Vergangene Woche ist ein alter Bekannter wieder aufgetaucht: Detlev Meyer ist mit 33% bei dem dänischen Schuhfilialisten Bianco eingestiegen. Detlev Who? Meyer ist der Mann, der Anfang der 80er Jahre gemeinsam mit Friedhelm Behn die CBR-Gruppe gegründet hat. Nach Ausbildung bei Kaufhof, Studium in Nagold und Arbeit als Einkäufer für ein Textilhaus in Hannover machte sich der damals 25jährige im Wholesale selbstständig. Mit Street One und später Cecil gehörte CBR zu den Vorreitern des Systemgeschäfts, und Meyer und Behn – das kann man glaube ich wirklich sagen – haben das Spiel mit permanent wechselnden Kollektionen perfektioniert wie kaum jemand sonst. 2004 haben die beiden Gründer die Firma verkauft. Für geschätzte 1,5 bis 2 Mrd. Euro. Der Deal war damals der erste große Paukenschlag in einer Reihe von spektakulären Firmenübernahmen durch Finanzinvestoren.

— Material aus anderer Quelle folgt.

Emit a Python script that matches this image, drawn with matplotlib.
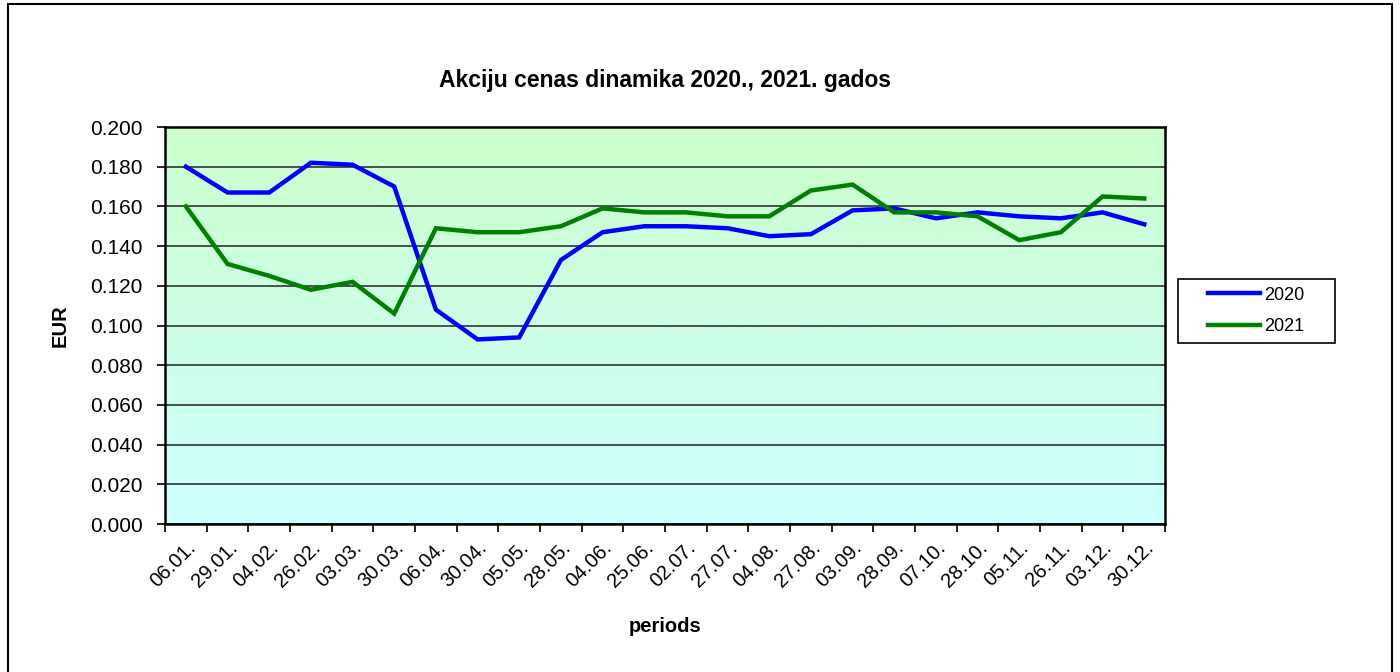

Seither ist Meyer selbst als Investor unterwegs. Er kaufte Weingüter. Er stieg mit seiner Tocos Beteiligung GmbH im großen Stil beim Weinhändler Hawesko ein. Er steckte ein paar Millionen in den E‑Commerce-Dienstleister D+S Europe. Er gehört Zeitungsberichten zufolge gemeinsam mit Friedhelm Behn zu den Kapitalgebern der Reederei Hapag Lloyd. Und er engagierte sich in Aufsichtsräten und Beiräten: u.a. bei Vitra sowie bei einer Beteiligungsgesellschaft von HannoverFinanz. Jetzt der Einstieg bei Bianco. Meyer übernimmt als Gesellschafter auch den Posten des Chairmans. Im Verwaltungsrat sitzt auch der ehemalige H&M‑CEO Rolf Eriksen. Der dänische Schuhfilialist betreibt insgesamt 150 Läden, darunter acht in Deutschland. Nicht viel nach den sieben Jahren seit der Bianco-Premiere in Essen. Damals hieß es, man wolle in fünf Jahren 100 Stores eröffnen. Was Expansionsleiter der Presse halt so erzählen. Handelskenner Meyer wird da jetzt sicher für Dynamik sorgen können.

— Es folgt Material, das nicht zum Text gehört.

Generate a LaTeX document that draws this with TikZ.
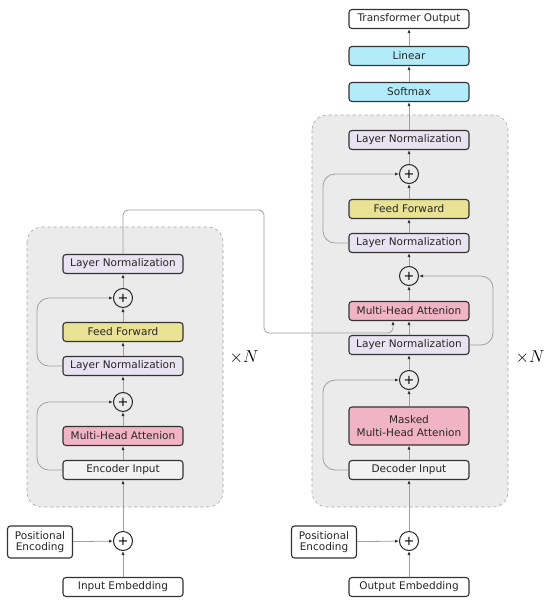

Detlev Meyer hat die Öffentlichkeit nie gesucht. Aber er war Profi genug, um der TW gelegentlich ein Interview zu geben. Was stets ein Gewinn war, denn Meyer ist ein klarer Gesprächspartner. Das wußten auch die CBR-Kunden zu schätzen, denen der schnelle und marktnahe Entscheider nach dem CBR-Verkauf anfangs sehr fehlte. "CBR ist regelgetrieben, nicht hierarchiegetrieben", hat der spätere CBR-CEO Peter Grafoner festgestellt. Nur weil alle Mitarbeiter wußten, woran sie sich zu halten haben, konnte man als Unternehmen so schnell sein. Die Regeln haben Meyer und Behn aufgestellt, sie haben den Erfolg von Street One und Cecil begründet, und nicht wenige haben bis heute Bestand. Manche wurden aber auch gelockert – darunter schwer nachzuvollziehende wie das Werbeverbot für CBR-Labels, aber auch im Rahmen des Systems durchaus sinnvolle wie die strikte Retail-Abstinenz, die mit dem Webshop zumindest aufgeweicht wurde. Mein letztes Gespräch mit Detlev Meyer ist acht Jahre her. Und leider habe ich auch nur ein altes Foto auftreiben können. Sein jugendliches Lachen wird er sich bewahrt haben.